His entire face had fallen, looking as if she had just kicked his puppy, and never had she wanted to go to him as badly as she did then, when he was sitting at the foot of her bed crumbling with rejection.
"When do you leave?" was the first thing he asked.
"Tomorrow." Castle scrubbed at his eyes. He looked the extra ten years older than her in that moment, so worn from the events of the last few days, from her.
"How long?"
"Until it's safe. Until I heal."
"And I can't come with you." It wasn't a question.
"I just need some time to heal, okay? Just some time."
"Okay," he agreed, because he had no choice. But it wasn't what he wanted, not at all.
It wasn't what she wanted either.
Castle remained sitting at her bedside even once the uncomfortable silence swept in and wrapped around them both, but he wasn't with her, his eyes hard and focused on the adjacent wall, his mind a million miles away.
"Rick," she called, her outstretched hand reaching for him, barely able to glance his knee from the damn bed. Castle sighed, and she knew it wasn't what he wanted, but he leaned in for her, let her guide him with her palm on his jaw to rest his forehead to hers. "It's not over. Just don't - don't give up on me yet."
He released a strained noise and pressed in closer, dislodging their foreheads for the clash of noses, the exchange of shared breath.
"I hadn't planned to," he scraped out, cradling her skull in his large hands and she craved the ability to arch into the wall of his body hovering above hers, to drag him down to lie atop her on the hospital bed, to fix it all with the tangle of limbs and meeting of mouths. "I can wait, as long as I know what I'm waiting for."
Beckett swallowed, gulped down the fear of diving in with anyone, especially him, and met his striking gaze in the darkness of her hospital room.
"For me?" she murmured. "For an attempt at some kind of life together, a real relationship without the secrets and the lies - whatever you want to call it - like you said in the meadow. If you still want that, but if not I-"
The smudge of his lips to hers eradicated the insecurities bubbling on her tongue and she hummed with relief until he pulled away.
"I still want that. I just wish…" His sentence trailed, but she knew, understood the mixture of sorrow and longing on his lips, and lifted her head to dust another kiss to his frowning mouth.
"Me too," she whispered, snaking a hand between them to stroke her thumb along his unshaven jaw, closing her eyes when Castle lowered his forehead to rest at her shoulder. "Stay 'til morning?"
He nudged her to the side in lieu of answering, crawled in beneath the thin sheet covering her lower half and arranged himself comfortably beside her. Her night nurse would shoot them both dirty looks later, but the staff had given up on trying to kick him out after her first night of admission, the agent stationed at her door vouching for him out of what she assumed was sympathy, or more likely exasperation. So Kate leaned further into his side, curling her hand at his forearm when he banded his arms around her upper body, allowing her the haven of his chest to fall into.

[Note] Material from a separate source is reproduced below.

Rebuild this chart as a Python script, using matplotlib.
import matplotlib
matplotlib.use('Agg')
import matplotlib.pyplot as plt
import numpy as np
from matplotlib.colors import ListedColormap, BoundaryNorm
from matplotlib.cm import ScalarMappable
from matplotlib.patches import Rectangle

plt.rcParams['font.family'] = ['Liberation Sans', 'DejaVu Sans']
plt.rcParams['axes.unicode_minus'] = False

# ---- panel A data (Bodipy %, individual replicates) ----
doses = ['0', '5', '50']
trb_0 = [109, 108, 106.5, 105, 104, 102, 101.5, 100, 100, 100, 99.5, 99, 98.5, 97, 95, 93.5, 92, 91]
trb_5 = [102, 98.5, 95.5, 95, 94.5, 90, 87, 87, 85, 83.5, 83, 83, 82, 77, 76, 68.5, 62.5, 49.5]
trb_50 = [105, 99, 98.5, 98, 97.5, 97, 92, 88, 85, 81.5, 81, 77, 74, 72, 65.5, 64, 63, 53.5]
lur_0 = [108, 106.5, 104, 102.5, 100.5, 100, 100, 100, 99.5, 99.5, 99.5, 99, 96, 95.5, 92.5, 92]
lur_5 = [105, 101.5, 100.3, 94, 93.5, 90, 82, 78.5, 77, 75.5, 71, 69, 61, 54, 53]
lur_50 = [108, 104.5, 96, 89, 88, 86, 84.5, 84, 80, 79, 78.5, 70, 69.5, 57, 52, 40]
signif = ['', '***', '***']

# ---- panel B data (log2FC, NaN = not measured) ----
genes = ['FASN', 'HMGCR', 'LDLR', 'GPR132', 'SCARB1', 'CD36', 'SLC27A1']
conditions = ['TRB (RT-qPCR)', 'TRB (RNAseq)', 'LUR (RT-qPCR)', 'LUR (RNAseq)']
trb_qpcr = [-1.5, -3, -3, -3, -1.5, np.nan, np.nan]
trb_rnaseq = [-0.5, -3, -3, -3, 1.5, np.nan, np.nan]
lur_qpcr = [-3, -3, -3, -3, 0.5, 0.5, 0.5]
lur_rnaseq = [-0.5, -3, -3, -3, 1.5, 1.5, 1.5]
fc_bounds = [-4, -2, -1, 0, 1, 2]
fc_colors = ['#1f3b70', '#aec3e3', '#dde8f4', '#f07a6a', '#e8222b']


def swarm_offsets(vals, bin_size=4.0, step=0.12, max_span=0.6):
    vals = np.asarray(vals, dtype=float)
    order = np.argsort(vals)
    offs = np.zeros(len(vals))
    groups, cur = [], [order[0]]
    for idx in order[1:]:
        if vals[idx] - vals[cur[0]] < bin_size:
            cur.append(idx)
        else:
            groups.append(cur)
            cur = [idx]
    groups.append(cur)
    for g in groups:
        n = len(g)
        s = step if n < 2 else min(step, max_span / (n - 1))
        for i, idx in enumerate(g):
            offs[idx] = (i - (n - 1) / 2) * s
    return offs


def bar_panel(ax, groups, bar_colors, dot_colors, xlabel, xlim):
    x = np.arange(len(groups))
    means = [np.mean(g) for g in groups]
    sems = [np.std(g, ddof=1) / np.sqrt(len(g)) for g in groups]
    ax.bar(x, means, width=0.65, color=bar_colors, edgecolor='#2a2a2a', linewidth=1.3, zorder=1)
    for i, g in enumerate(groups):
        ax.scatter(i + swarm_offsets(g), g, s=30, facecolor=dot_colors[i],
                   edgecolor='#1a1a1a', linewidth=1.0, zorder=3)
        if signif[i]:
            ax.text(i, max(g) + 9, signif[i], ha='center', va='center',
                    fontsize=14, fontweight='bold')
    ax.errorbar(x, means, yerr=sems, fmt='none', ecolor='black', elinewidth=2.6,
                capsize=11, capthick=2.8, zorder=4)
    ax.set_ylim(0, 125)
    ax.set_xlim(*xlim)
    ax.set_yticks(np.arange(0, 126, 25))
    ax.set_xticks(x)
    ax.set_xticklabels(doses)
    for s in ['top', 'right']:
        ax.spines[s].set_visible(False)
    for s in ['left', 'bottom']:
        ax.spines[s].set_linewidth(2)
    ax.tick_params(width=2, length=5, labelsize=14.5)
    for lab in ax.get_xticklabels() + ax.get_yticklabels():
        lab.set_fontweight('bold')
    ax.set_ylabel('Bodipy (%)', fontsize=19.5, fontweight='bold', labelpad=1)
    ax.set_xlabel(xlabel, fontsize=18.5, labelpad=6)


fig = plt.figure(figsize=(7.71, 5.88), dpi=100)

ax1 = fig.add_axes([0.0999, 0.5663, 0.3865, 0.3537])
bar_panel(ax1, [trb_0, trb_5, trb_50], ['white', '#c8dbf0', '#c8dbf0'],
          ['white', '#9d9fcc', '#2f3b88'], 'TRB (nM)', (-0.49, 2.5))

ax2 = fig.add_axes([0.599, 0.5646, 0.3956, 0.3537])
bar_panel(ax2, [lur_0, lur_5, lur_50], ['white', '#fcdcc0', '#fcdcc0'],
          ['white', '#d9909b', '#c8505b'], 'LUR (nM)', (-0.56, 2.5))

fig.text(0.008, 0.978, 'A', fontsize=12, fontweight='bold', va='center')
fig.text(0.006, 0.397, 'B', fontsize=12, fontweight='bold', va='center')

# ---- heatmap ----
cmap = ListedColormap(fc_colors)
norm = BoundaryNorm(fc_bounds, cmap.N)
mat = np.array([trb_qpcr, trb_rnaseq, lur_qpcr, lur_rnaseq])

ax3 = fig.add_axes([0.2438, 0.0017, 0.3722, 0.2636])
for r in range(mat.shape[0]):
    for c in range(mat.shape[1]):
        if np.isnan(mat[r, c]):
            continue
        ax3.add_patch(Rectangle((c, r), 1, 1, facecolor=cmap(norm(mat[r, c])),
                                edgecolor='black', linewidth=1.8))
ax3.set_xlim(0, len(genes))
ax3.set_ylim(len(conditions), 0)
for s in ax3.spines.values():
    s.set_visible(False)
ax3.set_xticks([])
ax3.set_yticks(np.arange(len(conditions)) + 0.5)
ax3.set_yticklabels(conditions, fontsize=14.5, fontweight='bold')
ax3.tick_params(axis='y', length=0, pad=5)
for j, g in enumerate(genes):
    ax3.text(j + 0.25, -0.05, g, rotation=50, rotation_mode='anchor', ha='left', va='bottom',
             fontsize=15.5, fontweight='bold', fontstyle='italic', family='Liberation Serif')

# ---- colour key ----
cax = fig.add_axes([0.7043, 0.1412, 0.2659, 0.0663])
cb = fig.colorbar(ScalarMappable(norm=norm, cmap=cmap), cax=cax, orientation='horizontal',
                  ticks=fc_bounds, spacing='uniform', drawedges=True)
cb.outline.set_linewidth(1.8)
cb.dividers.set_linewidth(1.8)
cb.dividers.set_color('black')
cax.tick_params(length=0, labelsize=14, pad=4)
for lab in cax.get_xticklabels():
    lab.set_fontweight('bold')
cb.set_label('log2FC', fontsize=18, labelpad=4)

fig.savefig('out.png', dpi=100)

It didn't take long for her to begin drifting, her body loosening, limbs growing heavy in his arms, the warmth of his presence more drugging than the last of the medication laced through her veins. His lips brushed her temple before she could fade, pressing words into her hair.
"Love you, Kate."
Her eyelids had become too heavy to lift, the effort of movement too great, but Kate managed to glide one hand up to his chest, traveling across the planes of muscle beneath wrinkled fabric until the beat of his heart resounded strong and steady beneath her palm. She clutched his shirt to hold on, coiled her fingers there, attempting to trap his heart in the cage of her hand. His love terrified her, left her breathless at the beauty of it yet had her tempted to run as far as her legs would take her at the same time. But she loved him back, had for a while now, and there was beauty in the freedom of accepting that too.
And she needed to tell him all of this, had so much to say before morning, before they were forced to take separate paths once again, but the peaceful darkness quieted her before the sentences could form, claimed her before she could say the words back to him.